A Indonésia é a maior produtora mundial de óleo de palma, que está presente cada vez mais em produtos do cotidiano, como margarina, barras de chocolate, nutella, sabonetes e shampoo.
"O óleo de palma é uma das mais importantes commodities de exportação, então é possível rastrear os efeitos do desmatamento desse comércio, e isso tem um grande impacto na Indonésia", diz o cientista Ahmad Dermawan, do Centro Internacional de Pesquisa Florestal (Cifor). .
Além de emitir CO2, a queima e a derrubada das florestas também podem causar deslocamento de pessoas, perda de habitat e inundações. No Brasil, terras indígenas estão ameaçadas por lavouras. Na Indonésia e na Malásia, mais de 100 mil orangotangos foram mortos desde 1999, de acordo com um estudo publicado no ano passado.
Consumo crescente
Os especialistas temem que o desmatamento e a destruição associada a ele continuem aumentando à medida que países emergentes se tornem mais ricos. A Índia já é o maior importador de produtos oleaginosos indonésios. A alta do ano passado nas exportações brasileiras de carne bovina, por sua vez, foi impulsionada por um aumento de 53% na demanda chinesa entre 2017 e 2018, segundo dados da Abiec.
"Podemos ver que as exportações para a Índia e a China aumentarão maciçamente no futuro [à medida que crescerem] sua renda per capita", informa Delzeit. "Eles se aproximam das dietas ocidentais, o que inclui o aumento do consumo de carne."

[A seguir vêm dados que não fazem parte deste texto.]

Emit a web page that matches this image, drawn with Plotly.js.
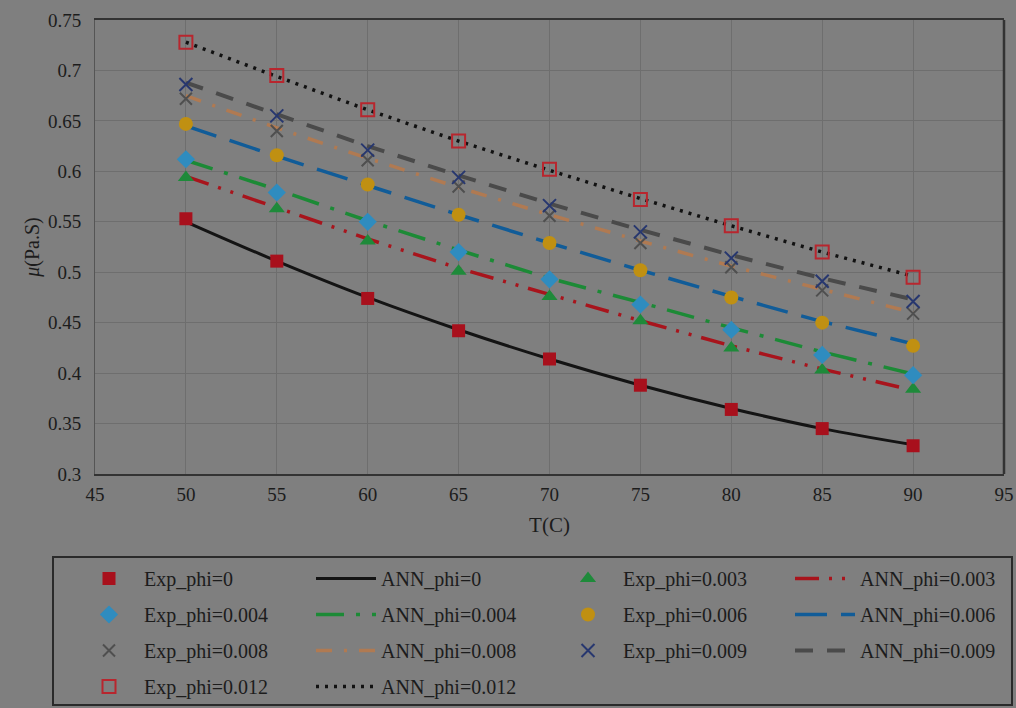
<!DOCTYPE html>
<html><head><meta charset="utf-8">
<script src="https://cdn.plot.ly/plotly-3.0.1.min.js"></script>
<style>html,body{margin:0;padding:0;background:#7f7f7f;}#chart{width:1016px;height:708px;}</style>
</head><body><div id="chart"></div>
<script>
const T = [50, 55, 60, 65, 70, 75, 80, 85, 90];
const expPhi0    = [0.553, 0.511, 0.474, 0.442, 0.414, 0.388, 0.364, 0.345, 0.328];
const expPhi003  = [0.594, 0.563, 0.531, 0.501, 0.476, 0.452, 0.425, 0.403, 0.384];
const expPhi004  = [0.612, 0.579, 0.550, 0.520, 0.493, 0.468, 0.443, 0.418, 0.398];
const expPhi006  = [0.647, 0.616, 0.587, 0.557, 0.529, 0.502, 0.475, 0.450, 0.427];
const expPhi008  = [0.672, 0.640, 0.611, 0.585, 0.556, 0.529, 0.505, 0.482, 0.459];
const expPhi009  = [0.686, 0.655, 0.621, 0.594, 0.566, 0.540, 0.514, 0.491, 0.471];
const expPhi012  = [0.728, 0.695, 0.661, 0.630, 0.602, 0.572, 0.546, 0.520, 0.495];
const annPhi0    = [0.550, 0.511, 0.475, 0.443, 0.414, 0.388, 0.365, 0.345, 0.329];
const annPhi003  = [0.595, 0.564, 0.533, 0.504, 0.478, 0.452, 0.427, 0.404, 0.383];
const annPhi004  = [0.611, 0.582, 0.551, 0.522, 0.494, 0.470, 0.445, 0.421, 0.399];
const annPhi006  = [0.645, 0.615, 0.586, 0.557, 0.529, 0.502, 0.476, 0.451, 0.429];
const annPhi008  = [0.675, 0.643, 0.613, 0.584, 0.557, 0.531, 0.506, 0.483, 0.460];
const annPhi009  = [0.688, 0.656, 0.625, 0.596, 0.568, 0.542, 0.517, 0.494, 0.473];
const annPhi012  = [0.728, 0.694, 0.661, 0.630, 0.601, 0.573, 0.546, 0.520, 0.496];
const xTicks = [45, 50, 55, 60, 65, 70, 75, 80, 85, 90, 95];

const FONT = '"Liberation Serif", "Times New Roman", serif';
function expTr(name, y, symbol, color, size, lg, lineW) {
  return {x: T, y: y, name: name, mode: 'markers', type: 'scatter', legend: lg, legendgroup: name,
    marker: {symbol: symbol, size: size, color: color, line: {color: color, width: lineW || 0}}};
}
function annTr(name, y, color, dash, width, lg, shape) {
  return {x: T, y: y, name: name, mode: 'lines', type: 'scatter', legend: lg, legendgroup: name,
    line: {color: color, dash: dash, width: width, shape: shape || 'linear'}};
}
const traces = [
  annTr('ANN_phi=0', annPhi0, '#141414', 'solid', 3, 'legend2', 'spline'),
  annTr('ANN_phi=0.003', annPhi003, '#a8141c', '24px,10px,3px,10px,3px,10px', 3.5, 'legend4'),
  annTr('ANN_phi=0.004', annPhi004, '#1c8a36', '28px,12px,4px,12px', 3.5, 'legend2'),
  annTr('ANN_phi=0.006', annPhi006, '#115c98', '32px,14px', 3.5, 'legend4'),
  annTr('ANN_phi=0.008', annPhi008, '#b07a52', '16px,12px,3px,12px', 3.5, 'legend2'),
  annTr('ANN_phi=0.009', annPhi009, '#4a4a4a', '18px,14px', 4, 'legend4'),
  annTr('ANN_phi=0.012', annPhi012, '#111111', '3px,6px', 3.5, 'legend2'),
  expTr('Exp_phi=0', expPhi0, 'square', '#a8101c', 13, 'legend'),
  expTr('Exp_phi=0.003', expPhi003, 'triangle-up', '#1e8a3a', 14, 'legend3'),
  expTr('Exp_phi=0.004', expPhi004, 'diamond', '#2f8cbf', 14, 'legend'),
  expTr('Exp_phi=0.006', expPhi006, 'circle', '#c09012', 14, 'legend3'),
  expTr('Exp_phi=0.008', expPhi008, 'x-thin-open', '#4f4f4f', 12, 'legend', 2),
  expTr('Exp_phi=0.009', expPhi009, 'x-thin-open', '#27376f', 13, 'legend3', 2),
  expTr('Exp_phi=0.012', expPhi012, 'square-open', '#b8262e', 13, 'legend', 2)
];
const order = {'Exp_phi=0':1,'Exp_phi=0.004':2,'Exp_phi=0.008':3,'Exp_phi=0.012':4,
  'ANN_phi=0':1,'ANN_phi=0.004':2,'ANN_phi=0.008':3,'ANN_phi=0.012':4,
  'Exp_phi=0.003':1,'Exp_phi=0.006':2,'Exp_phi=0.009':3,
  'ANN_phi=0.003':1,'ANN_phi=0.006':2,'ANN_phi=0.009':3};
traces.forEach(t => t.legendrank = order[t.name]);

const L = 95, R = 1004, TOP = 20, BOT = 474;
const W = R - L, H = BOT - TOP;
const px = v => (v - L) / W, py = v => (BOT - v) / H;
function leg(xpix) {
  return {x: px(xpix), y: py(559), xanchor: 'left', yanchor: 'top', orientation: 'v',
    bgcolor: 'rgba(0,0,0,0)', borderwidth: 0, tracegroupgap: 7, itemwidth: 60,
    font: {family: FONT, size: 20, color: '#1c1c1c'}};
}
const layout = {
  width: 1016, height: 708,
  paper_bgcolor: '#7f7f7f', plot_bgcolor: '#7f7f7f',
  margin: {l: L, r: 1016 - R, t: TOP, b: 708 - BOT, autoexpand: false},
  font: {family: FONT, color: '#1c1c1c', size: 19},
  xaxis: {range: [45, 95], tickvals: xTicks, ticks: '', showgrid: true, gridcolor: '#6e6e6e', gridwidth: 1,
    showline: true, linecolor: '#333333', linewidth: 2, mirror: true, zeroline: false, ticklabelstandoff: 2,
    tickfont: {family: FONT, size: 19, color: '#1c1c1c'},
    title: {text: 'T(C)', font: {family: FONT, size: 21, color: '#1c1c1c'}, standoff: 14}},
  yaxis: {range: [0.3, 0.75], dtick: 0.05, tick0: 0.3, ticks: 'outside', ticklen: 9, tickcolor: 'rgba(0,0,0,0)',
    showgrid: true, gridcolor: '#6e6e6e', gridwidth: 1,
    showline: true, linecolor: '#555555', linewidth: 1, zeroline: false,
    tickfont: {family: FONT, size: 19, color: '#1c1c1c'},
    title: {text: '<i>μ</i>(Pa.S)', font: {family: FONT, size: 20, color: '#1c1c1c'}, standoff: 2}},
  showlegend: true,
  legend: leg(74), legend2: leg(311), legend3: leg(553), legend4: leg(790),
  shapes: [
    {type: 'line', xref: 'paper', yref: 'paper', x0: 1, x1: 1, y0: 0, y1: 1, line: {color: '#333333', width: 2.5}},
    {type: 'rect', xref: 'paper', yref: 'paper', x0: px(53), x1: px(1012), y0: py(557), y1: py(705),
     line: {color: '#2a2a2a', width: 2}}
  ]
};
Plotly.newPlot('chart', traces, layout, {displayModeBar: false, staticPlot: true});
</script></body></html>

Isso tem efeitos para as nações mais ricas, que podem argumentar que sua contribuição para o desmatamento é proporcionalmente pequena.
"A UE e os EUA estabeleceram um padrão global que está sendo absorvido cada vez mais na China, na Índia e em outros mercados emergentes", diz David Kaimowitz, diretor de recursos naturais e mudanças climáticas da Fundação Ford. "Se eles veem empresas ou países que importam muito desmatamento em seus produtos sendo criticados publicamente ou responsabilizados, isso não é passado para as suas próprias políticas."
Os mercados de óleo de palma, soja e carne bovina são dominados por um pequeno grupo de multinacionais, algumas delas com sede na Europa e na América do Norte. "Se a UE puder pressioná-las a mudar suas práticas de produção, isso pode ter efeitos em outros países", afirma Persson.
Mas uma recente decisão da UE de classificar o óleo de palma em biocombustíveis como insustentável, em parte devido a preocupações da opinião pública sobre o desmatamento, provocou temores de uma guerra comercial entre o bloco europeu e os dois maiores exportadores de óleo de palma do mundo, a Indonésia e a Malásia.
Esses países acusaram a UE de protecionismo por reprovarem o óleo de palma sem abordar as preocupações associadas ao cultivo de óleos vegetais menos eficientes, como a colza.
O ministro da Coordenação da Economia da Indonésia, Darmin Nasution, disse neste mês em Bruxelas ser irônico que a UE, que derrubou uma parcela muito maior de suas florestas, estivesse dando conselhos de gestão florestal a países ricos em árvores. Ele também apontou a contribuição do óleo de palma para o alívio da pobreza.
"O foco da perspectiva europeia é o desmatamento, a mudança do uso da terra e assim por diante", observa Dermawan. "Mas, da perspectiva da Indonésia, trata-se de pequenos agricultores, desenvolvimento e meios de subsistência. Isso também deve ser discutido e contextualizado."